Nairobi, December 31
Close to 130 people were killed in Nairobi and in western Kenya overnight during clashes that erupted following President Mwai Kibaki’s re-election, the police said today.
The deaths brought the confirmed toll from poll-related violence since Thursday’s ballot to 149, amid fears that suspicions of vote rigging will see Kenya face several more days of instability.
Forty-eight were killed in the capital Nairobi and 53 in Kisumu, the country’s third city and a bastion of defeated opposition challenger Raila Odinga, the police said.
“We collected 36 bodies by 5.00 am (local time) in the morning from all over the city (Nairobi), mainly major slums. They were shot during confrontations with the police. The majority are young men,” a senior police official told AFP. Four other bodies were discovered in the capital,s Mathare slum.
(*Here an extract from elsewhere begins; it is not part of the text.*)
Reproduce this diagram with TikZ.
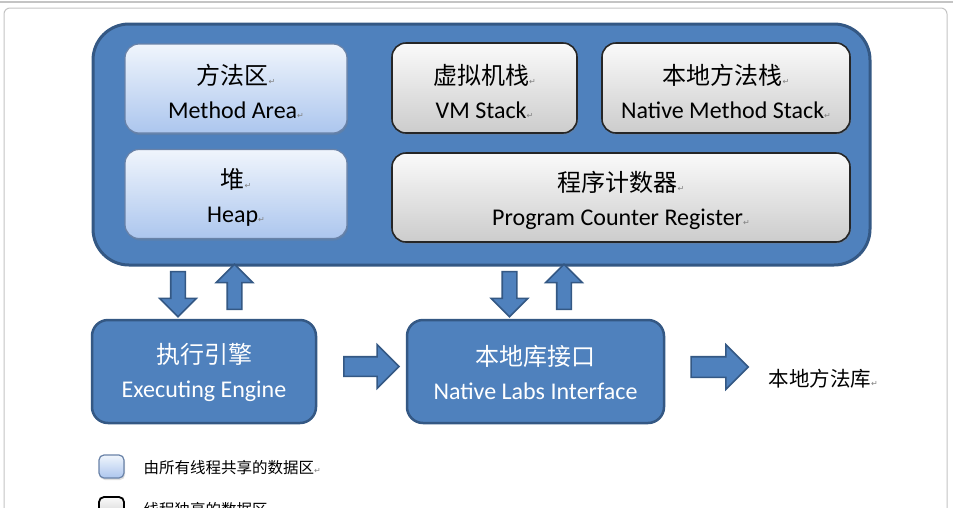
\documentclass[tikz,border=0pt]{standalone}
\usepackage{fontspec}
\setmainfont{Carlito}
\newfontfamily\cjk{Noto Sans CJK SC}
\newfontfamily\symf{DejaVu Sans}
\usetikzlibrary{shapes.arrows,shadows}

\definecolor{jvmblue}{RGB}{79,129,189}
\definecolor{jvmdark}{RGB}{52,88,132}
\definecolor{sharetop}{RGB}{240,245,252}
\definecolor{sharebot}{RGB}{172,198,238}
\definecolor{sharedraw}{RGB}{105,130,168}
\definecolor{owntop}{RGB}{250,250,250}
\definecolor{ownbot}{RGB}{204,204,204}
\definecolor{framegray}{RGB}{196,196,196}

\newcommand{\pmark}{{\symf\fontsize{8}{8}\selectfont\textcolor{gray}{↵}}}

\tikzset{
  shared/.style={draw=sharedraw, line width=1.2pt, rounded corners=14pt,
    top color=sharetop, bottom color=sharebot, align=center, text height=61pt,
    drop shadow={opacity=0.25, shadow xshift=1pt, shadow yshift=-2pt},
    font=\fontsize{24}{34}\selectfont},
  owned/.style={draw=black!85, line width=1.6pt, rounded corners=14pt,
    top color=owntop, bottom color=ownbot, align=center, text height=61pt,
    drop shadow={opacity=0.25, shadow xshift=1pt, shadow yshift=-2pt},
    font=\fontsize{24}{34}\selectfont},
  engine/.style={draw=jvmdark, line width=2.5pt, rounded corners=16pt,
    fill=jvmblue, text=white, align=center, text height=57pt,
    minimum height=103pt, font=\fontsize{24}{34}\selectfont},
  blockarr/.style={single arrow, draw=jvmdark, fill=jvmblue, line width=1.6pt,
    single arrow head extend=#1},
  keybox/.style={rounded corners=5pt, minimum width=25pt, minimum height=23pt,
    inner sep=0pt}
}

\begin{document}
\begin{tikzpicture}[x=1pt,y=-1pt]
  \useasboundingbox (0,0) rectangle (953,507);
  \fill[white] (0,0) rectangle (953,507);

  % window frame
  \draw[framegray, line width=1.5pt] (0,2) -- (953,2);
  \draw[framegray, line width=1pt, rounded corners=6pt] (4,520) -- (4,8) -- (947,8) -- (947,520);

  % runtime data area
  \node[draw=jvmdark, line width=3pt, fill=jvmblue, rounded corners=36pt,
        minimum width=777pt, minimum height=241pt] (jvm) at (481.5,144.5) {};

  \node[shared, minimum width=222pt, minimum height=89pt] (method) at (236,88.5)
    {{\cjk 方法区}\pmark\\Method Area\pmark};
  \node[shared, minimum width=222pt, minimum height=89pt] (heap) at (236,194)
    {{\cjk 堆}\pmark\\Heap\pmark};
  \node[owned, minimum width=185pt, minimum height=90pt] (vmstack) at (484.5,88)
    {{\cjk 虚拟机栈}\pmark\\VM Stack\pmark};
  \node[owned, minimum width=248pt, minimum height=90pt] (nstack) at (726,88)
    {{\cjk 本地方法栈}\pmark\\Native Method Stack\pmark};
  \node[owned, minimum width=458pt, minimum height=89pt] (pcr) at (621,197.5)
    {{\cjk 程序计数器}\pmark\\Program Counter Register\pmark};

  % engine and native interface
  \node[engine, minimum width=224pt] (exec) at (204,371.5)
    {{\cjk 执行引擎}\\Executing Engine};
  \node[engine, minimum width=257pt] (nli) at (535.5,371.5)
    {{\cjk 本地库接口}\\Native Labs Interface};
  \node[anchor=west, font=\cjk\fontsize{20.5}{20.5}\selectfont] (nlib) at (765,379)
    {本地方法库\pmark};

  % block arrows
  \node[blockarr=11pt, inner sep=6.5pt, minimum height=45pt, rotate=-90] (d1) at (178,290.5) {};
  \node[blockarr=11pt, inner sep=6.5pt, minimum height=45pt, rotate=90] (u1) at (234.5,290.5) {};
  \node[blockarr=11pt, inner sep=6.5pt, minimum height=45pt, rotate=-90] (d2) at (509.5,290.5) {};
  \node[blockarr=11pt, inner sep=6.5pt, minimum height=45pt, rotate=90] (u2) at (564,290.5) {};
  \node[blockarr=12pt, inner sep=9pt, minimum height=55pt] (r1) at (366.5,366.5) {};
  \node[blockarr=12pt, inner sep=9.5pt, minimum height=57pt] (r2) at (714.5,367) {};

  % legend
  \node[keybox, draw=sharedraw, line width=1.2pt, top color=sharetop, bottom color=sharebot,
        drop shadow={opacity=0.25, shadow xshift=1pt, shadow yshift=-2pt}] (keyshare) at (111.5,466.5) {};
  \node[anchor=west, font=\cjk\fontsize{15.5}{15.5}\selectfont] (txtshare) at (140,468)
    {由所有线程共享的数据区\pmark};
  \node[keybox, draw=black, line width=1.8pt, top color=owntop, bottom color=ownbot] (keyown) at (111.5,508.5) {};
  \node[anchor=west, font=\cjk\fontsize{15.5}{15.5}\selectfont] (txtown) at (140,510)
    {线程独享的数据区\pmark};
\end{tikzpicture}
\end{document}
“All these bodies are lying in the mortuary,” the official added.
Another eight were killed in clashes in the Korogocho slum later today, the police said. Seven were killed in the Rift Valley provincial capital Nakuru and further clashes between rival supporters in a village near Kapsabet also left four dead overnight, the police said. Later today, three more people were killed in Nakuru and two in the nearby town of Molo.
Doctors in Kakamega, western Kenya’s regional capital, said six died from gunshot wounds.
In a New Year statement, Kibaki appealed for “national healing” and reconciliation after his defeated Opposition challenger Raila Odinga accused him of tampering with the tallying process.
According to a tally compiled by AFP, 149 people have been killed in political and tribal violence across the east African country since polling day on December 27.